The relatively close spacing shown in FIG. 11 between the limiter 32 of the faceplate 20 a and the limiter 36 of the hub 20 b, resulting from the use of fewer control plates, results in the larger gap g₁between the limiting surface 32 a and the cutting edge 14 a shown schematically in FIG. 9, and FIG. 12 corresponds to the smaller gap g₂shown in FIG. 10.

The above-described mechanism for adjusting the limiting surface is simple, because it requires a minimum of manipulations of the cutting head, and it is economical because it does not require the purchase, storage and replacement of expensive or heavy parts. It therefore allows for quick and easy adjustment of chip length. Modular chipper/canter heads according to the present invention may be employed with any prior art chipping knife, and any prior art facing knife or saw.

It is to be understood that, while a specific modular conical chipper/canter head has been shown and described as preferred, other configurations and methods could be utilized, in addition to those already mentioned, without departing from the principles of the invention. It should be understood that there is no intention to indicate, in describing particular features in a particular combination, that all of the features must be present together in that combination to be in accordance with the invention.
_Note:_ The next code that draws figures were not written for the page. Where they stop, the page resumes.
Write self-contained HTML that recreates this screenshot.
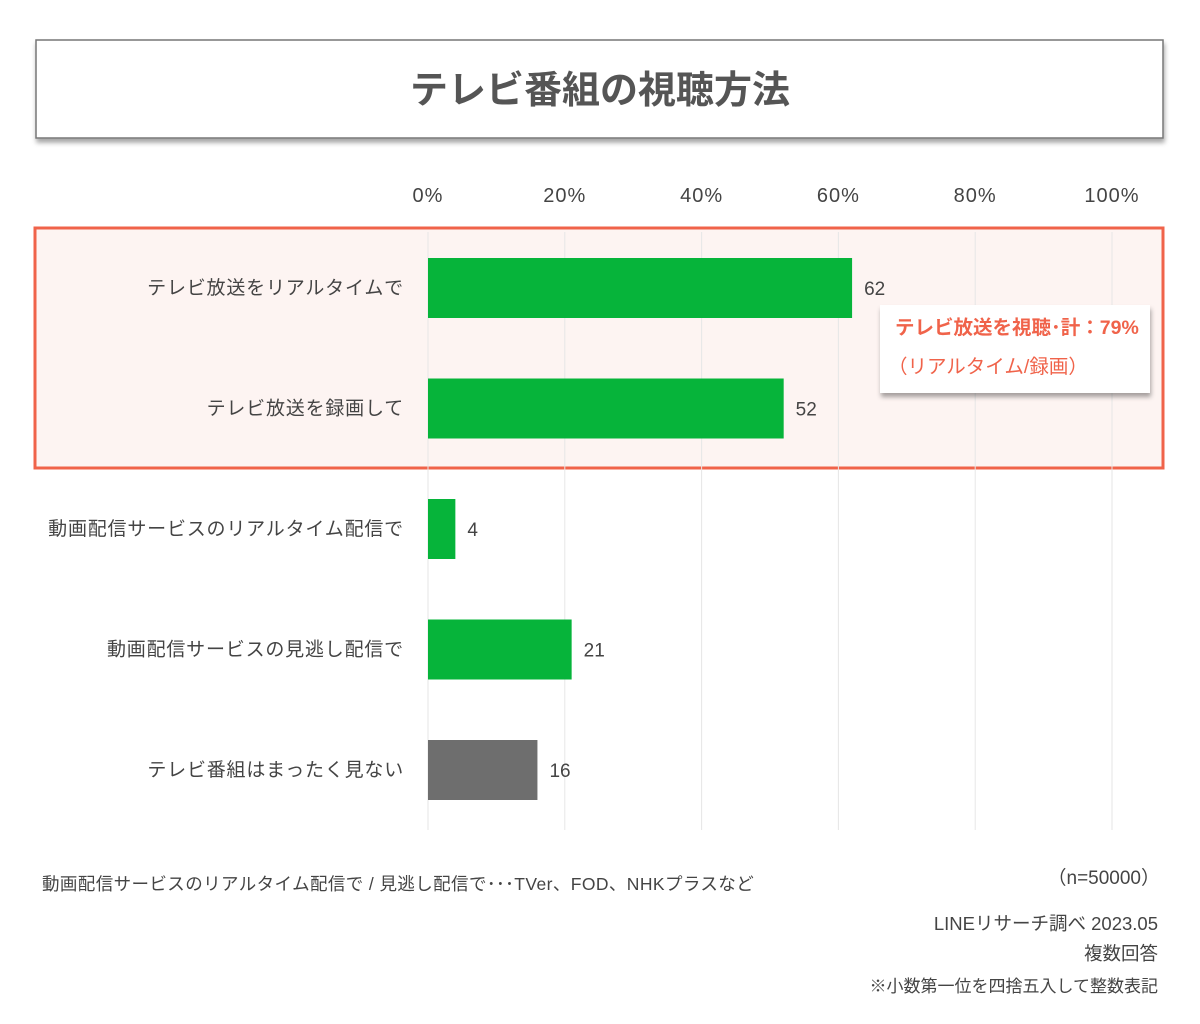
<!DOCTYPE html>
<html><head><meta charset="utf-8">
<style>
html,body{margin:0;padding:0;background:#fff;}
body{width:1200px;height:1019px;position:relative;overflow:hidden;font-family:"Liberation Sans","Noto Sans CJK JP",sans-serif;}
svg text{font-family:"Liberation Sans","Noto Sans CJK JP",sans-serif;}
</style></head>
<body>
<svg id="chart" width="1200" height="1019" viewBox="0 0 1200 1019" xmlns="http://www.w3.org/2000/svg">
<defs>
<filter id="sh" x="-5%" y="-20%" width="110%" height="150%"><feDropShadow dx="1" dy="4" stdDeviation="2.5" flood-color="#000" flood-opacity="0.35"/></filter>
</defs>
<rect x="36" y="40" width="1127" height="98" fill="#fff" stroke="#777" stroke-width="1.5" filter="url(#sh)"/>
<text x="600" y="103" text-anchor="middle" font-size="38" font-weight="bold" fill="#555">テレビ番組の視聴方法</text>
<rect x="35" y="228" width="1128" height="240" fill="#fdf4f2" stroke="#f0634a" stroke-width="3"/>
<g id="grid"></g>
<g id="ticks"></g>
<g id="bars"></g>
<g>
<rect x="880" y="305" width="270" height="88" fill="#fff" filter="url(#sh)"/>
<text x="895" y="334" font-size="19.5" font-weight="bold" fill="#f0634a">テレビ放送を視聴･計：79%</text>
<text x="888" y="373" font-size="19.5" fill="#f0634a">（リアルタイム/録画）</text>
</g>
<text x="42" y="890" font-size="17.5" letter-spacing="0.4" fill="#444">動画配信サービスのリアルタイム配信で / 見逃し配信で･･･TVer、FOD、NHKプラスなど</text>
<text x="1160" y="884" text-anchor="end" font-size="19" fill="#444">（n=50000）</text>
<text x="1158" y="930" text-anchor="end" font-size="18.5" fill="#444">LINEリサーチ調べ 2023.05</text>
<text x="1158" y="960" text-anchor="end" font-size="18.5" fill="#444">複数回答</text>
<text x="1158" y="992" text-anchor="end" font-size="17" fill="#444">※小数第一位を四捨五入して整数表記</text>
</svg>
<script>
const categories=["テレビ放送をリアルタイムで","テレビ放送を録画して","動画配信サービスのリアルタイム配信で","動画配信サービスの見逃し配信で","テレビ番組はまったく見ない"];
const values=[62,52,4,21,16];
const barColors=["#06b43a","#06b43a","#06b43a","#06b43a","#6e6e6e"];
const tickValues=[0,20,40,60,80,100];
const tickLabels=["0%","20%","40%","60%","80%","100%"];
const NS="http://www.w3.org/2000/svg";
const x0=428,x1=1112;
const xs=v=>x0+(x1-x0)*v/100;
const ys=i=>258+i*120.5;
function mk(t,a,p){const e=document.createElementNS(NS,t);for(const k in a)e.setAttribute(k,a[k]);p.appendChild(e);return e;}
const grid=document.getElementById('grid'),ticks=document.getElementById('ticks'),bars=document.getElementById('bars');
tickValues.forEach((v,i)=>{
 const l=mk('line',{x1:xs(v),x2:xs(v),y1:232,y2:830,stroke:'#e6e6e6','stroke-width':1},grid);
 
 
 const t=mk('text',{x:xs(v),y:202,'text-anchor':'middle','font-size':20,'letter-spacing':1,fill:'#444'},ticks);
 t.textContent=tickLabels[i];
 
 
});
categories.forEach((c,i)=>{
 const y=ys(i);
 const r=mk('rect',{x:x0,y:y,width:xs(values[i])-x0,height:60,fill:barColors[i]},bars);
 
 
 const lb=mk('text',{x:404,y:y+36,'text-anchor':'end','font-size':19,'letter-spacing':0.8,fill:'#444'},bars);
 lb.textContent=c;
 
 
 const vl=mk('text',{x:xs(values[i])+12,y:y+37,'font-size':19,fill:'#444'},bars);
 vl.textContent=values[i];
 
 
});
</script>
</body></html>
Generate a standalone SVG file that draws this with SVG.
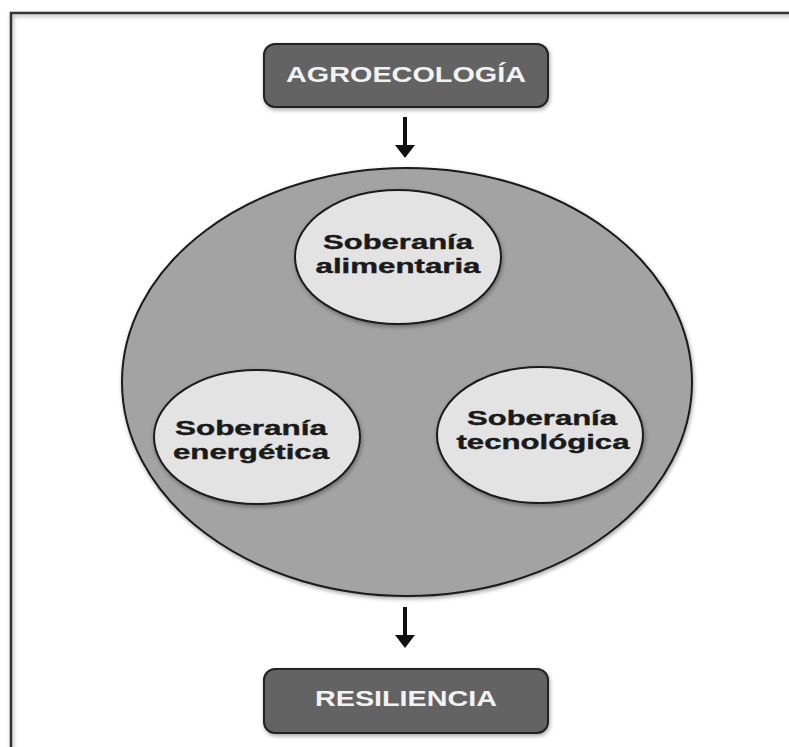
<svg xmlns="http://www.w3.org/2000/svg" width="789" height="747" viewBox="0 0 789 747">
<defs>
<filter id="sh" x="-10%" y="-10%" width="130%" height="130%">
<feGaussianBlur in="SourceAlpha" stdDeviation="2"/>
<feOffset dx="1" dy="2" result="b"/>
<feComponentTransfer><feFuncA type="linear" slope="0.35"/></feComponentTransfer>
<feMerge><feMergeNode/><feMergeNode in="SourceGraphic"/></feMerge>
</filter>
</defs>
<style>
.box{fill:#646464;stroke:#222;stroke-width:2}
.big{fill:#a3a3a3;stroke:#1a1a1a;stroke-width:2}
.small{fill:#e3e3e3;stroke:#1a1a1a;stroke-width:2}
.bt{font-family:"Liberation Sans",Arial,sans-serif;font-weight:bold;font-size:22px;fill:#f2f2f2}
.st{font-family:"Liberation Sans",Arial,sans-serif;font-weight:bold;font-size:21px;fill:#1a1a1a;stroke:#1a1a1a;stroke-width:0.4}
.shaft{stroke:#111;stroke-width:4;fill:none}
.head{fill:#111}
</style>
<rect width="789" height="747" fill="#fff"/>
<path d="M11,760 L11,13 L800,13" fill="none" stroke="#333" stroke-width="2.5" filter="url(#sh)"/>
<g id="agroecologia">
<rect class="box" x="264" y="44" width="284" height="63" rx="11" filter="url(#sh)"/>
<text class="bt" x="406" y="82" text-anchor="middle" textLength="240" lengthAdjust="spacingAndGlyphs">AGROECOLOGÍA</text>
</g>
<g id="soberanias">
<ellipse class="big" cx="407" cy="382" rx="285" ry="214" filter="url(#sh)"/>
</g>
<g id="alimentaria">
<ellipse class="small" cx="398" cy="257" rx="103" ry="67" filter="url(#sh)"/>
<text class="st" x="398" y="249" text-anchor="middle" textLength="150" lengthAdjust="spacingAndGlyphs">Soberanía</text>
<text class="st" x="398" y="273" text-anchor="middle" textLength="165" lengthAdjust="spacingAndGlyphs">alimentaria</text>
</g>
<g id="energetica">
<ellipse class="small" cx="257" cy="437" rx="103" ry="67" filter="url(#sh)"/>
<text class="st" x="251" y="435" text-anchor="middle" textLength="152" lengthAdjust="spacingAndGlyphs">Soberanía</text>
<text class="st" x="251" y="459" text-anchor="middle" textLength="156" lengthAdjust="spacingAndGlyphs">energética</text>
</g>
<g id="tecnologica">
<ellipse class="small" cx="540" cy="435" rx="103" ry="68" filter="url(#sh)"/>
<text class="st" x="542" y="425" text-anchor="middle" textLength="150" lengthAdjust="spacingAndGlyphs">Soberanía</text>
<text class="st" x="543" y="449" text-anchor="middle" textLength="173" lengthAdjust="spacingAndGlyphs">tecnológica</text>
</g>
<g id="resiliencia">
<rect class="box" x="264" y="669" width="284" height="64" rx="11" filter="url(#sh)"/>
<text class="bt" x="406" y="706" text-anchor="middle" textLength="182" lengthAdjust="spacingAndGlyphs">RESILIENCIA</text>
</g>
<g id="connectors">
<line class="shaft" x1="405" y1="117" x2="405" y2="147"/>
<polygon class="head" points="395,145 415,145 405,158"/>
<line class="shaft" x1="405" y1="607" x2="405" y2="637"/>
<polygon class="head" points="395,635 415,635 405,648"/>
</g>
</svg>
Rather, it should be understood that features may be omitted from the combinations shown to the extent that the remaining features having the relationships described herein are deemed useful.

The terms and expressions which have been employed in the foregoing specification are used therein as terms of description and not of limitation, and there is no intention in the use of such terms and expressions to exclude equivalents of the features shown and described or portions thereof, it being recognized that the scope of the invention is defined and limited only by the claims which follow.

Claims

1. A modular cutting head for rotating one or more chipping knives about an axis, the one or more chipping knives for making chipping cuts in an article and thereby producing chips from the article, the modular cutting head comprising:

an annular facing module; and

a conical, solid hub module, wherein according to a first condition, said facing and hub modules are adapted to be detachably mounted in fixed positions relative to one another, concentric with the axis, and wherein according to a second condition, said hub module is adapted for detachably mounting the one or more chipping knives at angularly spaced apart positions, so that an assembled configuration of the cutting head is defined wherein said hub and facing modules are mounted according to said first condition, and said one or more chipping knives are mounted to said hub module according to said second condition, said facing module carrying one or more limiters corresponding to one or more particular knife instances of the one or more chipping knives, defining a limiting surface for the particular knife instances which, in said assembled configuration of the cutting head, (a) intersects a reference plane which is perpendicular to the axis, where the reference plane also intersects the one or more knife instances, (b) is disposed between a first one of the knife instances to pass, as a result of rotation of the cutting head, a reference line lying in the reference plane and extending an arbitrary but fixed angle from the axis, and the next one of the knife instances to pass said reference line, and (c) has at least a portion that smoothly curvilinearly decreases in radial elevation measured from the axis, in the reference plane, from a maximum nearer said first knife instance to a minimum nearer said next knife instance, wherein, if there are a plurality of the chipping knives intersected by the reference plane, the knife instances include only those ones of the chipping knives that are in closest proximity to the limiting surface, measured in radial directions relative to the axis, said limiting surface thereby being effective for controlling radial movement of the article caused by contact between the article and the particular knife instances as a result of operation of the cutting head.

2. The cutting head of claim 1, wherein said facing module is adapted for mounting one or more facing knives.

3. The cutting head of claim 2, further comprising one or more control plates, for spacing said facing module and said hub module apart.

4. The cutting head of claim 3, wherein said one or more control plates include one or more holes for receiving respective fasteners.

5. The cutting head of claim 1, further comprising one or more control plates, for spacing said facing module and said hub module apart.

6. The cutting head of claim 5, wherein said one or more control plates include one or more holes for receiving respective fasteners.

7. A method for adjusting a cutting head that rotates about an axis for cutting an article to accommodate a desired change in the length of chips cut from the article, comprising:

providing an annular facing module for making facing cuts in the article;

providing a conical, solid hub module for mounting one or more chipping knives for making chipping cuts in the article and thereby producing the chips; and

at least one of (a) installing one or more control plates between said facing module and said hub module, and (b) removing said one or more control plates from between said faceplate module and said hub module, for relatively axially repositioning said facing and hub modules, to adjust the cutting head to accommodate the desired change in the length of the chips.

8. The method of claim 7, wherein said facing module includes one or more limiters providing a limiting surface corresponding to said one or more chipping knives, said limiting surface both before and after said step of installing intersecting a plane which is perpendicular to said axis and which also intersects said one or more chipping knives.

9. The method of claim 8, further comprising axially repositioning said one or more chipping knives to compensate for said relative axial repositioning of said facing and hub modules, to maintain an axial spacing between cutting edges of said one or more chipping knives and the facing module.

10. The method of claim 7, further comprising axially repositioning said one or more chipping knives to compensate for said relative axial repositioning of said facing and hub modules, to maintain an axial spacing between cutting edges of said one or more chipping knives and the facing module.